Only the lines from the one containing "Clone this diagram in TikZ." down to the one containing "radius=83.5pt] -- cycle;" should be printed, exactly as they stand, ends included.

####

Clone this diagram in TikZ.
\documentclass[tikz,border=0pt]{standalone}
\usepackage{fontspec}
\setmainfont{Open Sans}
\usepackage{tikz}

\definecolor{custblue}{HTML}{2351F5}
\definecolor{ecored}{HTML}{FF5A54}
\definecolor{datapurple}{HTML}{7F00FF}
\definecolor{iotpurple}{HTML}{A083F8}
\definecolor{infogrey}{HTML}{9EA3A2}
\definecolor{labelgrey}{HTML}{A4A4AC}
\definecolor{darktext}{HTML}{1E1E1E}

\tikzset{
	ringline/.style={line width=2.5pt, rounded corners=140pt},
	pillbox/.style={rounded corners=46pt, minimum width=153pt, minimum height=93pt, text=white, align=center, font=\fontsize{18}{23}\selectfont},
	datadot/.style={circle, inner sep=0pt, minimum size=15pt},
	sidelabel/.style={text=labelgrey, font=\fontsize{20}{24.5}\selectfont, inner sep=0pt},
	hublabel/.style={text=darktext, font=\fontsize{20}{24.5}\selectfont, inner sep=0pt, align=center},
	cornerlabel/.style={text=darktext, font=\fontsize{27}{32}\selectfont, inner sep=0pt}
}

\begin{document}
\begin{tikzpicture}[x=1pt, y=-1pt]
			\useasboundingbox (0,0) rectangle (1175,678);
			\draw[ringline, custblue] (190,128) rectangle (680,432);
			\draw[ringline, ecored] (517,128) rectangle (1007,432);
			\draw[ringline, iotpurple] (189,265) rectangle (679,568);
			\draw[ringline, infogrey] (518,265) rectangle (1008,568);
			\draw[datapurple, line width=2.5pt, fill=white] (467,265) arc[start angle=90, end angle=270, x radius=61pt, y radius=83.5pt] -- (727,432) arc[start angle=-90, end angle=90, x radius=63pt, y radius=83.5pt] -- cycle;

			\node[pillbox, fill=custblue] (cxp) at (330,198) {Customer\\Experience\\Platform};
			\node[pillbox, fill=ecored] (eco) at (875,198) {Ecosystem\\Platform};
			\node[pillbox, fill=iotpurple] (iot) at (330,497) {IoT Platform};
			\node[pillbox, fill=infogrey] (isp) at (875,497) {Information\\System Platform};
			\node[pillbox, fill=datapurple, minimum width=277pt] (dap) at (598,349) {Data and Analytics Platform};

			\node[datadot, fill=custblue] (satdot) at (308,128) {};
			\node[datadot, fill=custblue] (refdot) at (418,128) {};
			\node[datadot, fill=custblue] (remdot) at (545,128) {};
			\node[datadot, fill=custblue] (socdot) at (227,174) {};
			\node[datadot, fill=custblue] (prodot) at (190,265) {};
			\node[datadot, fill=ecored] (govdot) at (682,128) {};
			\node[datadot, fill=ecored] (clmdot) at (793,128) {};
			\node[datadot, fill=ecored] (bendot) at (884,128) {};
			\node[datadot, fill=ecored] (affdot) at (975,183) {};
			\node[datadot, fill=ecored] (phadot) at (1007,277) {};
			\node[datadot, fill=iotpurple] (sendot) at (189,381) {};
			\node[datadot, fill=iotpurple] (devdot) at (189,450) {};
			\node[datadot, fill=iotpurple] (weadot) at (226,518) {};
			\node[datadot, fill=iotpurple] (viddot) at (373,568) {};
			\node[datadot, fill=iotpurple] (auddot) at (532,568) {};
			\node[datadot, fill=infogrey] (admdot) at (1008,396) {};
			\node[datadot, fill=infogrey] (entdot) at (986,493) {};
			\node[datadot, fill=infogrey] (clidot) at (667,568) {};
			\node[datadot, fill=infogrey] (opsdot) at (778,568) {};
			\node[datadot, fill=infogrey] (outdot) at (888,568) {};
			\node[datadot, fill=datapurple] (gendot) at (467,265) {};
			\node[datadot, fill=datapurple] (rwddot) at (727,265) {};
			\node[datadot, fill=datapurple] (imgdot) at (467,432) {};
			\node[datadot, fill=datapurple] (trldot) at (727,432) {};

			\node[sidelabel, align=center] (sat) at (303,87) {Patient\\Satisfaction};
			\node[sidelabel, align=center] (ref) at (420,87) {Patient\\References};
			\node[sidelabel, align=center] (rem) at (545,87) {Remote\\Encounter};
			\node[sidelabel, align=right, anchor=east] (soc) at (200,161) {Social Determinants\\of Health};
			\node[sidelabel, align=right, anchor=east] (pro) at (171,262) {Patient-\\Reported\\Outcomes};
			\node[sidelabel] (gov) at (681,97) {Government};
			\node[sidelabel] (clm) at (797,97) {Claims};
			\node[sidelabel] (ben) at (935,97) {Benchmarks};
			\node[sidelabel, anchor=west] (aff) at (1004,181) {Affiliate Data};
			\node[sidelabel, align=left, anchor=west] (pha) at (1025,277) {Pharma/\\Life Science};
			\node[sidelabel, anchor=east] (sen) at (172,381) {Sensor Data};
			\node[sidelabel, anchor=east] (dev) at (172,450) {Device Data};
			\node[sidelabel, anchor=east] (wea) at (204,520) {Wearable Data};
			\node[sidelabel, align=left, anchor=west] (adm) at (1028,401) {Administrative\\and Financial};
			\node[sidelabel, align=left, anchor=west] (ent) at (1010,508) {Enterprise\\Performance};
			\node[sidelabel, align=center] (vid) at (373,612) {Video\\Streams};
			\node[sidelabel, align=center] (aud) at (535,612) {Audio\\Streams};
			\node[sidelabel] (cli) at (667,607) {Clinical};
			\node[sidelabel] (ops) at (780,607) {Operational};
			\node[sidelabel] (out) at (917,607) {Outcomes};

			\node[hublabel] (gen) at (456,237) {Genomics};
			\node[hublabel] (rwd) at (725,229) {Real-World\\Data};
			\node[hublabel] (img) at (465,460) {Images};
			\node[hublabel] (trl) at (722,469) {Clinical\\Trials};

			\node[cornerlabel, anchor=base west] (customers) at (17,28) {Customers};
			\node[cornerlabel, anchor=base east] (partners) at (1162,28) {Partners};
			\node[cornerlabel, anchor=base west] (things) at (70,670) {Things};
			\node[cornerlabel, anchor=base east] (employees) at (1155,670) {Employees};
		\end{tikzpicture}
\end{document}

####

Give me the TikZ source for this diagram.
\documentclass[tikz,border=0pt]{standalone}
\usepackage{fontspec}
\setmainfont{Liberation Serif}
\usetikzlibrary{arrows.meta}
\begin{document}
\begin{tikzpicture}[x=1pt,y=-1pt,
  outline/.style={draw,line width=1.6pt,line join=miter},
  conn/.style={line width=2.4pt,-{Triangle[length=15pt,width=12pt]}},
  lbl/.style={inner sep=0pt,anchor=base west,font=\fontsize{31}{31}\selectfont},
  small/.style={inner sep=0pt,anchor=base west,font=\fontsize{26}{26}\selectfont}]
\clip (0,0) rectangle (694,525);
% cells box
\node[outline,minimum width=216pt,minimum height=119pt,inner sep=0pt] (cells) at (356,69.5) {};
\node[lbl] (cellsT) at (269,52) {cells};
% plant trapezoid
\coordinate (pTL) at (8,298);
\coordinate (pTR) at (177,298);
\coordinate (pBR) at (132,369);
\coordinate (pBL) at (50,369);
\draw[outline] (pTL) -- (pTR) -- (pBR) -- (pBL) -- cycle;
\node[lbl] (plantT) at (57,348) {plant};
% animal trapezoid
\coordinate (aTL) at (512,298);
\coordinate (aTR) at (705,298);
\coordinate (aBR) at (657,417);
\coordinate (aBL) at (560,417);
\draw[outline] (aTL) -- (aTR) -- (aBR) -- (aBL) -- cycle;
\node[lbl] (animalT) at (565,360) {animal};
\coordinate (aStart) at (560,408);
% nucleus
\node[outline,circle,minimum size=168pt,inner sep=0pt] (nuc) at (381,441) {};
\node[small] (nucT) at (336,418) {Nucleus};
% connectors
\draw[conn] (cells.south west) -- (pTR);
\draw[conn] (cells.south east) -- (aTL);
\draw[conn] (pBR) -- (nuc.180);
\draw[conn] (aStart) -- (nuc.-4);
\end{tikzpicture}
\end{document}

####

RESULT OF THE TASK
Clone this diagram in TikZ.
\documentclass[tikz,border=0pt]{standalone}
\usepackage{fontspec}
\setmainfont{Open Sans}
\usepackage{tikz}

\definecolor{custblue}{HTML}{2351F5}
\definecolor{ecored}{HTML}{FF5A54}
\definecolor{datapurple}{HTML}{7F00FF}
\definecolor{iotpurple}{HTML}{A083F8}
\definecolor{infogrey}{HTML}{9EA3A2}
\definecolor{labelgrey}{HTML}{A4A4AC}
\definecolor{darktext}{HTML}{1E1E1E}

\tikzset{
	ringline/.style={line width=2.5pt, rounded corners=140pt},
	pillbox/.style={rounded corners=46pt, minimum width=153pt, minimum height=93pt, text=white, align=center, font=\fontsize{18}{23}\selectfont},
	datadot/.style={circle, inner sep=0pt, minimum size=15pt},
	sidelabel/.style={text=labelgrey, font=\fontsize{20}{24.5}\selectfont, inner sep=0pt},
	hublabel/.style={text=darktext, font=\fontsize{20}{24.5}\selectfont, inner sep=0pt, align=center},
	cornerlabel/.style={text=darktext, font=\fontsize{27}{32}\selectfont, inner sep=0pt}
}

\begin{document}
\begin{tikzpicture}[x=1pt, y=-1pt]
			\useasboundingbox (0,0) rectangle (1175,678);
			\draw[ringline, custblue] (190,128) rectangle (680,432);
			\draw[ringline, ecored] (517,128) rectangle (1007,432);
			\draw[ringline, iotpurple] (189,265) rectangle (679,568);
			\draw[ringline, infogrey] (518,265) rectangle (1008,568);
			\draw[datapurple, line width=2.5pt, fill=white] (467,265) arc[start angle=90, end angle=270, x radius=61pt, y radius=83.5pt] -- (727,432) arc[start angle=-90, end angle=90, x radius=63pt, y radius=83.5pt] -- cycle;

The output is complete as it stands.